### [The task]
Locate the line that contains "Write a Python" and the line that contains "from matplotlib.ticker import". Copy both of them exactly, together with every line between them, and no others.

### [Working data]
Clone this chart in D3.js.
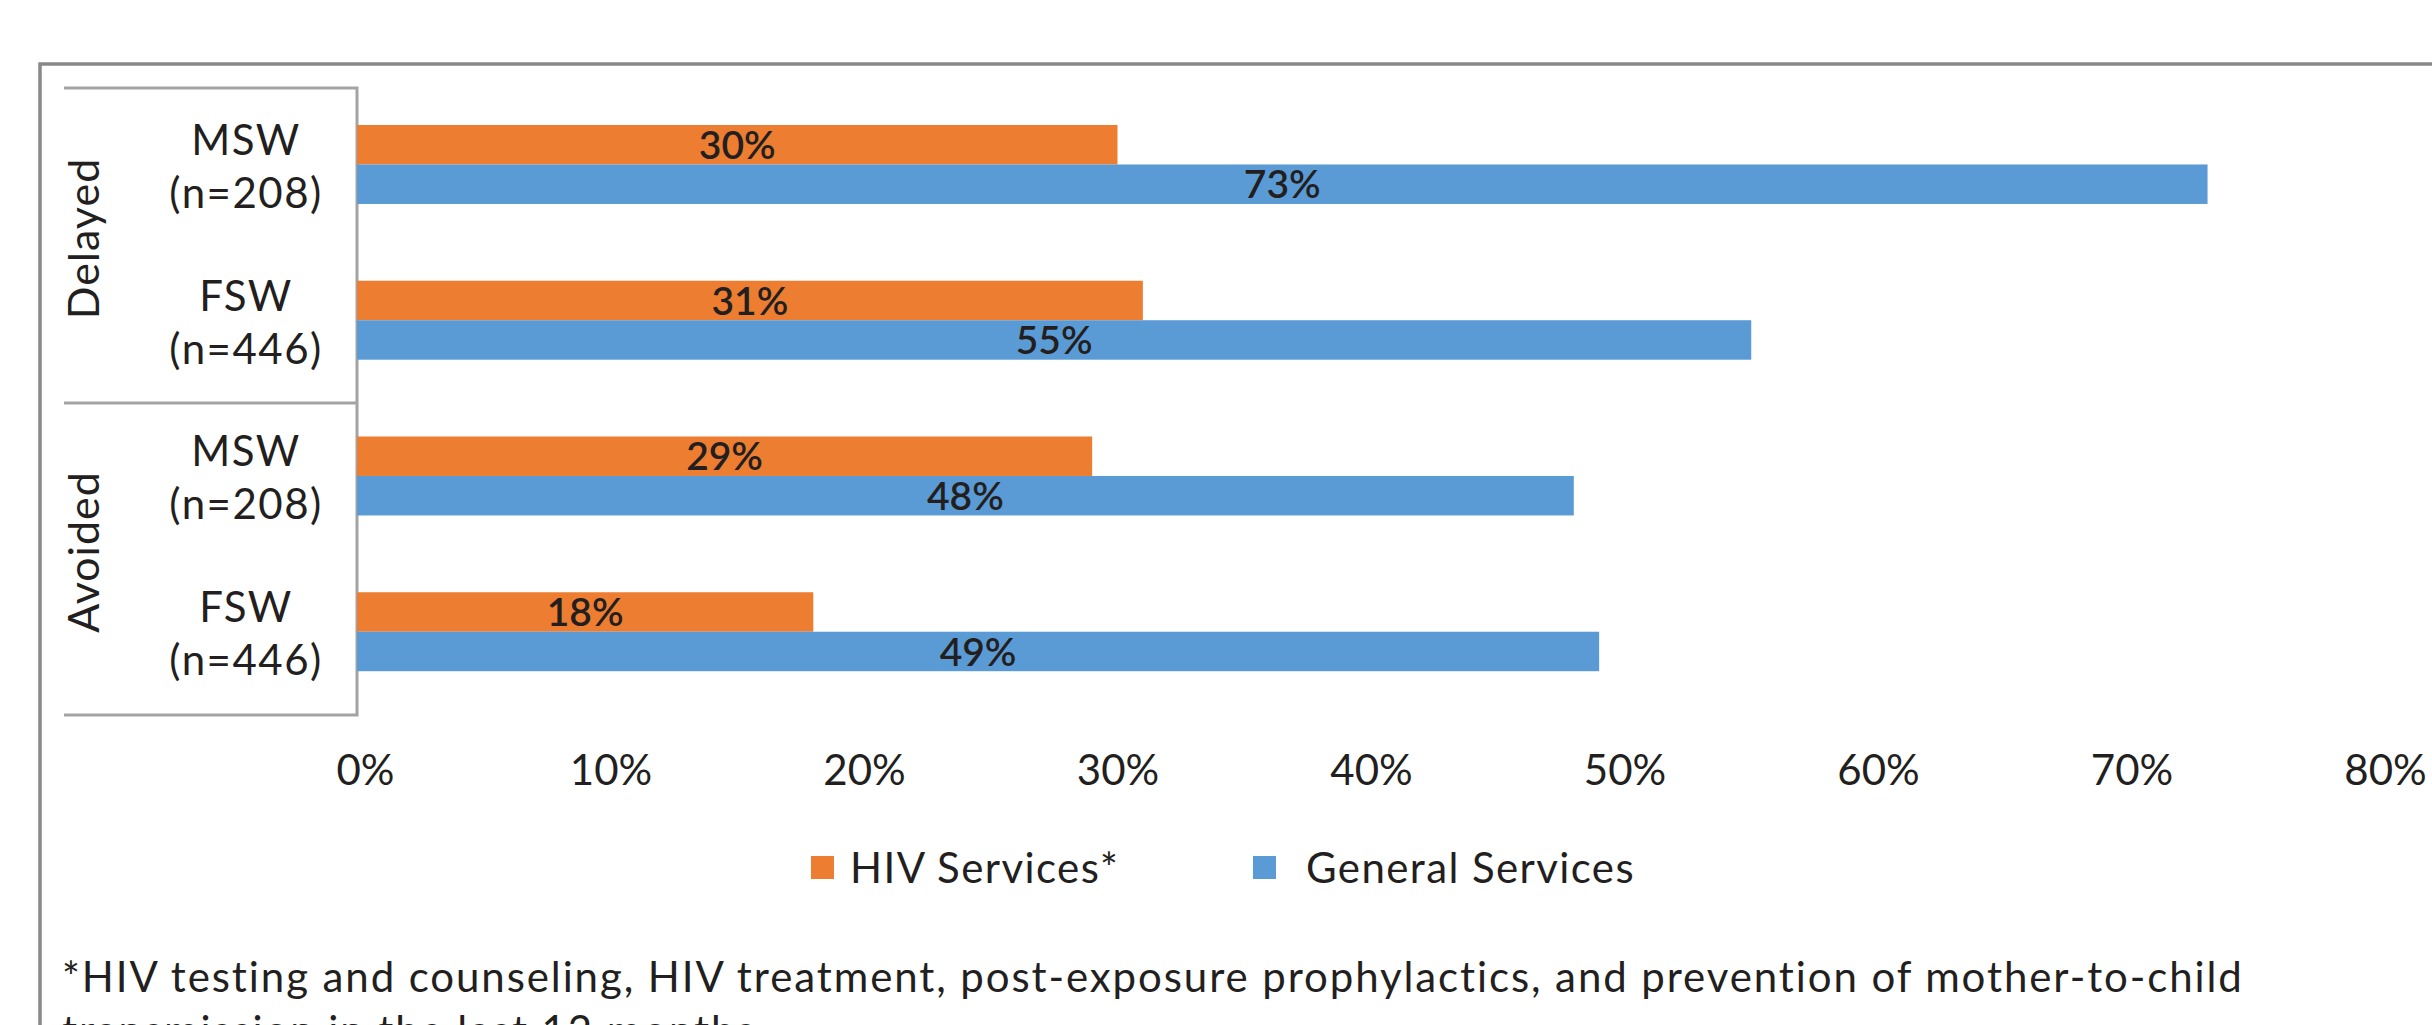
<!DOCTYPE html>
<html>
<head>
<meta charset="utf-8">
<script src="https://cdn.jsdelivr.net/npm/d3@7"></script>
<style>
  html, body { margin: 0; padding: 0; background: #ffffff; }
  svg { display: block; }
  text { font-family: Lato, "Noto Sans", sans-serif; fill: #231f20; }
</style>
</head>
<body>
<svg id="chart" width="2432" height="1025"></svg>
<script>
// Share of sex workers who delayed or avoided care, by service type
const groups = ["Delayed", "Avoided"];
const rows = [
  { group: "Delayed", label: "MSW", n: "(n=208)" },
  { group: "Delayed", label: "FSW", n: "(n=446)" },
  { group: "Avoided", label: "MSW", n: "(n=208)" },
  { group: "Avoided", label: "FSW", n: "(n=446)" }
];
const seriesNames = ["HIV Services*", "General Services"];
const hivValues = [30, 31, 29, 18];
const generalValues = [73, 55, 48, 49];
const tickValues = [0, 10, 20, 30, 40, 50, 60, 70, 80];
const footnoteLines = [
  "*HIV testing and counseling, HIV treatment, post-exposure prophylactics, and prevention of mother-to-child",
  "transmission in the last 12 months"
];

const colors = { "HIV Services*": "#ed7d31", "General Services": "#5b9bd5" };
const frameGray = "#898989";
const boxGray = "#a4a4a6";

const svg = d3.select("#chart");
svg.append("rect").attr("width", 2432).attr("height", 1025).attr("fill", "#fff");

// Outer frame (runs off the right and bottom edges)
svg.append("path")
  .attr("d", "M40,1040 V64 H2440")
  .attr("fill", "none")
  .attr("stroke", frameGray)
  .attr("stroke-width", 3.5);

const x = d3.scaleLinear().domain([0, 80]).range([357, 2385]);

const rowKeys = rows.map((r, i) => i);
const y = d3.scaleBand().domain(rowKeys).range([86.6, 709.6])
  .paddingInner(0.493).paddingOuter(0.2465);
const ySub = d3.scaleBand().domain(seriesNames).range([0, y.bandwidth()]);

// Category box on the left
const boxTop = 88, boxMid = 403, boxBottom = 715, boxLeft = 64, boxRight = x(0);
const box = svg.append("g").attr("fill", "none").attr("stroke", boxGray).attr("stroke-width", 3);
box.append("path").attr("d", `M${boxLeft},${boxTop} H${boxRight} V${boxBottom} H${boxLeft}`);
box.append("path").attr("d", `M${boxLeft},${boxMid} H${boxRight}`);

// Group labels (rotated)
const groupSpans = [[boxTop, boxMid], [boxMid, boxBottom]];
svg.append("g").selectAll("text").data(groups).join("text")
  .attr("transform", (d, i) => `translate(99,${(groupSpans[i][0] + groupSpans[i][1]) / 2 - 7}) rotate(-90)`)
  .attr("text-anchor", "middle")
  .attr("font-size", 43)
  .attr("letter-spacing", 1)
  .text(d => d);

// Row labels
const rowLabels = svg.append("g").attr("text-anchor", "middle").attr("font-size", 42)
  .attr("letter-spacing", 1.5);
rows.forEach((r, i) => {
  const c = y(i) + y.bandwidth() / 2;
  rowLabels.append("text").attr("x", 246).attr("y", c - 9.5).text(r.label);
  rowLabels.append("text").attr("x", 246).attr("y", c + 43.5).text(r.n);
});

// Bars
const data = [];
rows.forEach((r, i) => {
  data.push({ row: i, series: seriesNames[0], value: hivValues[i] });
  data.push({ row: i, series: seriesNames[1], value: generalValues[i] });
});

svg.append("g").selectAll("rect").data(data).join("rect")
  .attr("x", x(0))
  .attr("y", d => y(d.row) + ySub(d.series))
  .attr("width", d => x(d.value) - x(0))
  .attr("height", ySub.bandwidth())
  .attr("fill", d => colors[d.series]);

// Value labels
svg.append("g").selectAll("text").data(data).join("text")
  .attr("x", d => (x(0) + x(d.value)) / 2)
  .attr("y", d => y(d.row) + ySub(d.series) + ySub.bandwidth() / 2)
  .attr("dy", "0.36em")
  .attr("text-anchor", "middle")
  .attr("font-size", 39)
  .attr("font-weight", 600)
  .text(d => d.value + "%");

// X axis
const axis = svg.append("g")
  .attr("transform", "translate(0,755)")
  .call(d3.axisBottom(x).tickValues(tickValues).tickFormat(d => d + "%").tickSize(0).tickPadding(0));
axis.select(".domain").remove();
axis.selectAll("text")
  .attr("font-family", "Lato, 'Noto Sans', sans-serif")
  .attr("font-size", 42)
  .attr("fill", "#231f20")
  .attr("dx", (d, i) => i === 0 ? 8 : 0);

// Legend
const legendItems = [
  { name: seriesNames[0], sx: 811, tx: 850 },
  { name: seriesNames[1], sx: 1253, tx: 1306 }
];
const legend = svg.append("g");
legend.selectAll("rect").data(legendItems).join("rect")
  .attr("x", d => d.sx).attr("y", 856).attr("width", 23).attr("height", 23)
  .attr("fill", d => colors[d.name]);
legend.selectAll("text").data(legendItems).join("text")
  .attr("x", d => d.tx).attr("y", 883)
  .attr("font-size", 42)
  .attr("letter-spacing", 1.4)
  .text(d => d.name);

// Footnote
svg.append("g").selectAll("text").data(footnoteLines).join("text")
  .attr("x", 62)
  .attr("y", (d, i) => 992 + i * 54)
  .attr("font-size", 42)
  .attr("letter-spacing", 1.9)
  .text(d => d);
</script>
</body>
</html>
* * *
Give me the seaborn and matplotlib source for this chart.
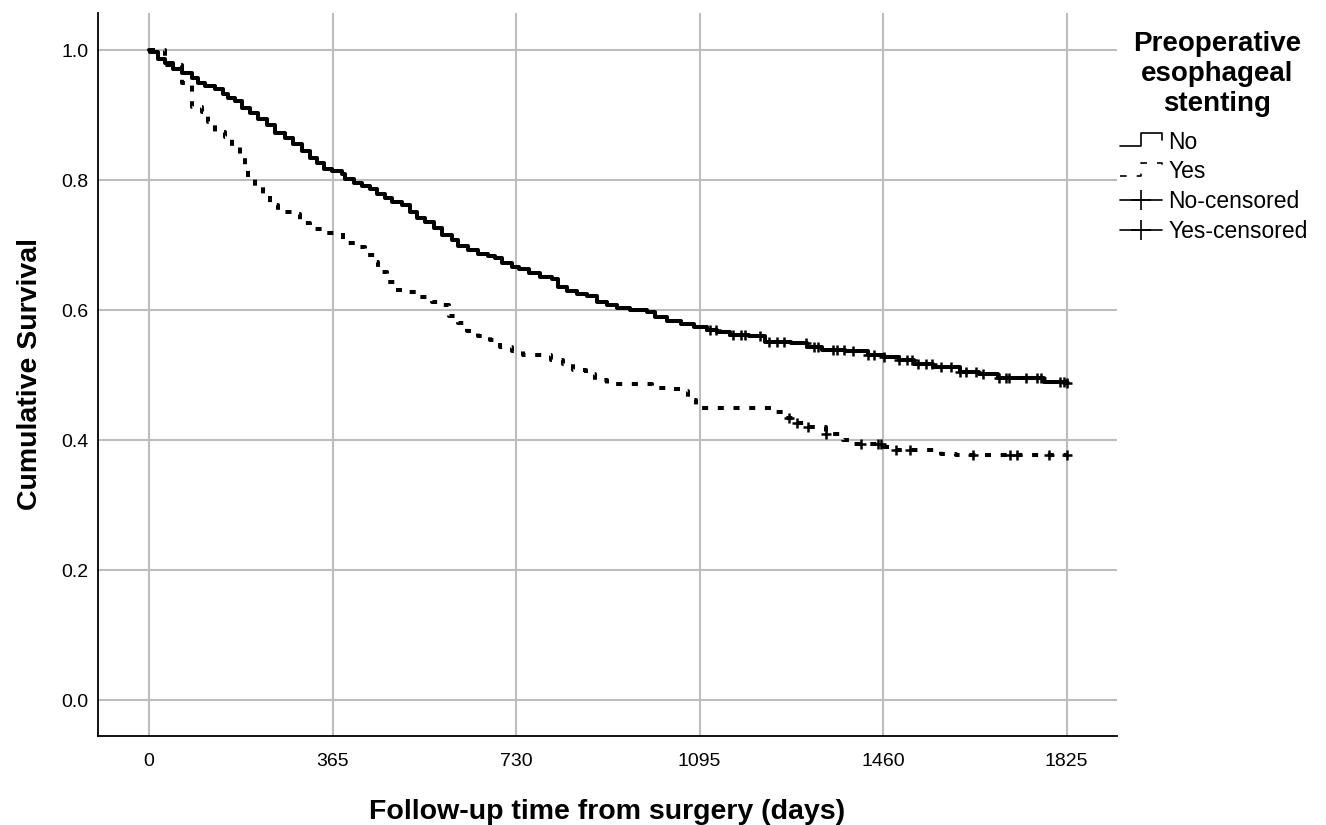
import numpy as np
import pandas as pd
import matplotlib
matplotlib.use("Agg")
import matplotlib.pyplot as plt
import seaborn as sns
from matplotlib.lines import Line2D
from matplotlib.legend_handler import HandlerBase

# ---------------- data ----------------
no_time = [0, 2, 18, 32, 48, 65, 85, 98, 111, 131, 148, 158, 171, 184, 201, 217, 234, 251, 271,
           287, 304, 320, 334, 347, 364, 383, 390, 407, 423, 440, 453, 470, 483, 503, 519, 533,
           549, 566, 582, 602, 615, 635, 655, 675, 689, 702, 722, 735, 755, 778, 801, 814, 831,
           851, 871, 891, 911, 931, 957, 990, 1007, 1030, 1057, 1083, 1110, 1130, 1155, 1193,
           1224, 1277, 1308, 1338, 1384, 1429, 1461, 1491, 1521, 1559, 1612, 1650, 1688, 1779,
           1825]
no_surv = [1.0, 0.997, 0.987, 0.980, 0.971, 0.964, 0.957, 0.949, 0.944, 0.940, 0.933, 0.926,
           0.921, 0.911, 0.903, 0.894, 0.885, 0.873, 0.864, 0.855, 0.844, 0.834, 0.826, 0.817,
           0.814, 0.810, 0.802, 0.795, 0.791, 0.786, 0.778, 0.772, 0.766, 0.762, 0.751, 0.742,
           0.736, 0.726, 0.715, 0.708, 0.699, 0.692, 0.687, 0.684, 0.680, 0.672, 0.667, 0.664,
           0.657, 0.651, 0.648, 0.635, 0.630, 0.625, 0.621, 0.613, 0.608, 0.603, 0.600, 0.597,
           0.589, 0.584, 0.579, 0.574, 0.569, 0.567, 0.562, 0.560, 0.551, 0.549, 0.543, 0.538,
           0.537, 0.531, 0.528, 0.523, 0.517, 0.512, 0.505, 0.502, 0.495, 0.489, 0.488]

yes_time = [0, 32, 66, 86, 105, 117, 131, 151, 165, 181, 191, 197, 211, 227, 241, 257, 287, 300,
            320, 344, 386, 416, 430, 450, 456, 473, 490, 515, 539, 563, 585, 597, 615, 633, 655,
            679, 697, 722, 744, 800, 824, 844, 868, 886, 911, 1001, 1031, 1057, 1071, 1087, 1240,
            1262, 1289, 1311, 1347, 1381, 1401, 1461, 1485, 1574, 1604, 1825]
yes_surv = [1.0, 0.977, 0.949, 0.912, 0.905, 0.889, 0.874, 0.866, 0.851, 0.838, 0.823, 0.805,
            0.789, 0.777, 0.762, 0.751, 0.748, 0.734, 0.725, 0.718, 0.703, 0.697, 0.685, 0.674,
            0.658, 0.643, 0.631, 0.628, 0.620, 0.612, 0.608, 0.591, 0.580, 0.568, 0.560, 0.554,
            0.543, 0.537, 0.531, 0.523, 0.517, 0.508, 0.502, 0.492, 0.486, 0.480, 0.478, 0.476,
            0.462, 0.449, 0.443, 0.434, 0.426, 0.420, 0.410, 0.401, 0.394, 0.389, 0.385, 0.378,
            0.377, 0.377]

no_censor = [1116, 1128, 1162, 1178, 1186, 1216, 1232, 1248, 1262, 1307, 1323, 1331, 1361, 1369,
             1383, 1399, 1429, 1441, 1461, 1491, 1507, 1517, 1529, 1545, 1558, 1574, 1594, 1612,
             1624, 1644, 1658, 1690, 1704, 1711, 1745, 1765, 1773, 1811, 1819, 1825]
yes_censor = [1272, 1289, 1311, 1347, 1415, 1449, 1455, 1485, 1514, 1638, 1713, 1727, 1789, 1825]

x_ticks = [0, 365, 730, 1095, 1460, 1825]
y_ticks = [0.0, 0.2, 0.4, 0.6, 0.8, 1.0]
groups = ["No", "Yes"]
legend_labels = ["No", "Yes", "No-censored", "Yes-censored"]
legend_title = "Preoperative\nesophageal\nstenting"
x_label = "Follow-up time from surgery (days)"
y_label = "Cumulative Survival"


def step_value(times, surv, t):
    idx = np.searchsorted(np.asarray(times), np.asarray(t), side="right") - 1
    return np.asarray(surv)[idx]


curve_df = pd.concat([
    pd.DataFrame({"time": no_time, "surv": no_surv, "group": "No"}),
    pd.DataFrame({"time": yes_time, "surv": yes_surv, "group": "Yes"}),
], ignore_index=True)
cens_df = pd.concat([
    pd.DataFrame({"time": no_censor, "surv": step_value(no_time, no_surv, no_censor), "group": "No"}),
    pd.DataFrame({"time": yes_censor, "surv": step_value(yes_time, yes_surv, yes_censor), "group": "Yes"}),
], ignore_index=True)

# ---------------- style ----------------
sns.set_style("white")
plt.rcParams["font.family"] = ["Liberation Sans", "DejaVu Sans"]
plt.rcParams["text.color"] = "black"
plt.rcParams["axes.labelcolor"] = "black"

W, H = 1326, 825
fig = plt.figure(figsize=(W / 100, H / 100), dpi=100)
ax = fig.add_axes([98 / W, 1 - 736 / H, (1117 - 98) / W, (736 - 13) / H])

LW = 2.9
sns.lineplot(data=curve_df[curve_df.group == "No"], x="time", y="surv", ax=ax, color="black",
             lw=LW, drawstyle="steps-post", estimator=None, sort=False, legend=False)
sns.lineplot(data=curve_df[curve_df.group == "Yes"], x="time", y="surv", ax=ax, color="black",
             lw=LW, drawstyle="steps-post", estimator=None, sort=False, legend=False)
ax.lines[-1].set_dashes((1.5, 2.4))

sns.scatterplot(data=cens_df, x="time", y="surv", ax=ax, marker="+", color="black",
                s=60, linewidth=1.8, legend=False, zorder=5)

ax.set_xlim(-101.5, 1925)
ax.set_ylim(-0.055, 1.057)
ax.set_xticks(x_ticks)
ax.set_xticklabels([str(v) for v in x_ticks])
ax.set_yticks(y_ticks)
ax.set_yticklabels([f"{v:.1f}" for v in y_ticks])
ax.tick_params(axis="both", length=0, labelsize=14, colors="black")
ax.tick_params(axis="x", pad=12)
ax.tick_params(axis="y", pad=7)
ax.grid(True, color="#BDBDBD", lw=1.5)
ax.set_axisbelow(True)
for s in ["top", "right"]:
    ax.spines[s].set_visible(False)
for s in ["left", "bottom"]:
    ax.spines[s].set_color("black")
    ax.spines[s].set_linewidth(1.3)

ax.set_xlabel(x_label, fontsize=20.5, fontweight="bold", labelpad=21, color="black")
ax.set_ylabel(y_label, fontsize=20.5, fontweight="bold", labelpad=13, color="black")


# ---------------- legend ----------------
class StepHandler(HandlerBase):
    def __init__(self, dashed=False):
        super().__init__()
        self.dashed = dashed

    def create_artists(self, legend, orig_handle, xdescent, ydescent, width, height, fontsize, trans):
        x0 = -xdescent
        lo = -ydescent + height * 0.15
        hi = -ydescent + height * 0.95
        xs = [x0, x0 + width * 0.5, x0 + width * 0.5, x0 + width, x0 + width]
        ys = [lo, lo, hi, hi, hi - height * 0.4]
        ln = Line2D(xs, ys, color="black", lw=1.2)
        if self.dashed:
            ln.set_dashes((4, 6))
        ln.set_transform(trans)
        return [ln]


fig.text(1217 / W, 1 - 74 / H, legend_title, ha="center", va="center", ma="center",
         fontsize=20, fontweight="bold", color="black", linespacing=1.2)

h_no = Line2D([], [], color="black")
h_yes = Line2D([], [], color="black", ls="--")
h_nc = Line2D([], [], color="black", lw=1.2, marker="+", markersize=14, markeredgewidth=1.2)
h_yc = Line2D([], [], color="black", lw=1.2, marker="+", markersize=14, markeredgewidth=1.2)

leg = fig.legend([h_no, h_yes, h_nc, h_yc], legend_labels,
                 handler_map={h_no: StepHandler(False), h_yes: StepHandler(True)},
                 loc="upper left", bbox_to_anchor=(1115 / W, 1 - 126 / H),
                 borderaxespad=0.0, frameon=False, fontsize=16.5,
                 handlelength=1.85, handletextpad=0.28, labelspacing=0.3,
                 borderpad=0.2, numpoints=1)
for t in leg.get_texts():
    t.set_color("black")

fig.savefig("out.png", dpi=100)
* * *
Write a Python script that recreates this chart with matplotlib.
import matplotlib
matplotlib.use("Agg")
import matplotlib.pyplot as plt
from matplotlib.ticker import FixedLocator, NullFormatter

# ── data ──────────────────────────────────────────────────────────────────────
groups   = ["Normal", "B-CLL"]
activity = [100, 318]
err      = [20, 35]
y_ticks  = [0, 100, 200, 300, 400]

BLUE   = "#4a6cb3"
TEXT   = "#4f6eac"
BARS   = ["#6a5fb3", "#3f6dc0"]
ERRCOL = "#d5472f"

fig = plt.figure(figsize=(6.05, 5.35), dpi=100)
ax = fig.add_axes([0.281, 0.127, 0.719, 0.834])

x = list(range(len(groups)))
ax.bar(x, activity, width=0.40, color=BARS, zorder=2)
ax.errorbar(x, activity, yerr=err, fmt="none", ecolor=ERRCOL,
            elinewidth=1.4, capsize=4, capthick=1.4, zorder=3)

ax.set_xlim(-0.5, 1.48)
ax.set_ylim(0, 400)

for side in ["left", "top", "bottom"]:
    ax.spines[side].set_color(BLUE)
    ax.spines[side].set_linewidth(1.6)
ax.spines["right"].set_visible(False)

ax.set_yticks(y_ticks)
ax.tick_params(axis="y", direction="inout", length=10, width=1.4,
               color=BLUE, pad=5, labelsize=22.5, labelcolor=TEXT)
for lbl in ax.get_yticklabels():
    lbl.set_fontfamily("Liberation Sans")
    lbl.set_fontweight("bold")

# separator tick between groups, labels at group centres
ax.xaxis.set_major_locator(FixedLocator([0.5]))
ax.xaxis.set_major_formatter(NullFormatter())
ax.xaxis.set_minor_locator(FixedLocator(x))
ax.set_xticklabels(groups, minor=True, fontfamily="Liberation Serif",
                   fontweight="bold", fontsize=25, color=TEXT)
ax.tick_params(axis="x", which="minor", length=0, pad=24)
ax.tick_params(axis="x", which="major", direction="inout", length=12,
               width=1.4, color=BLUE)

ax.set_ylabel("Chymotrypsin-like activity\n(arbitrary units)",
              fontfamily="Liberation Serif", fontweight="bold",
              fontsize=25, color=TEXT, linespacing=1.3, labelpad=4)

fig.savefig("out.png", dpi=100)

### [Complete answer]
Write a Python script that recreates this chart with matplotlib.
import matplotlib
matplotlib.use("Agg")
import matplotlib.pyplot as plt
from matplotlib.ticker import FixedLocator, NullFormatter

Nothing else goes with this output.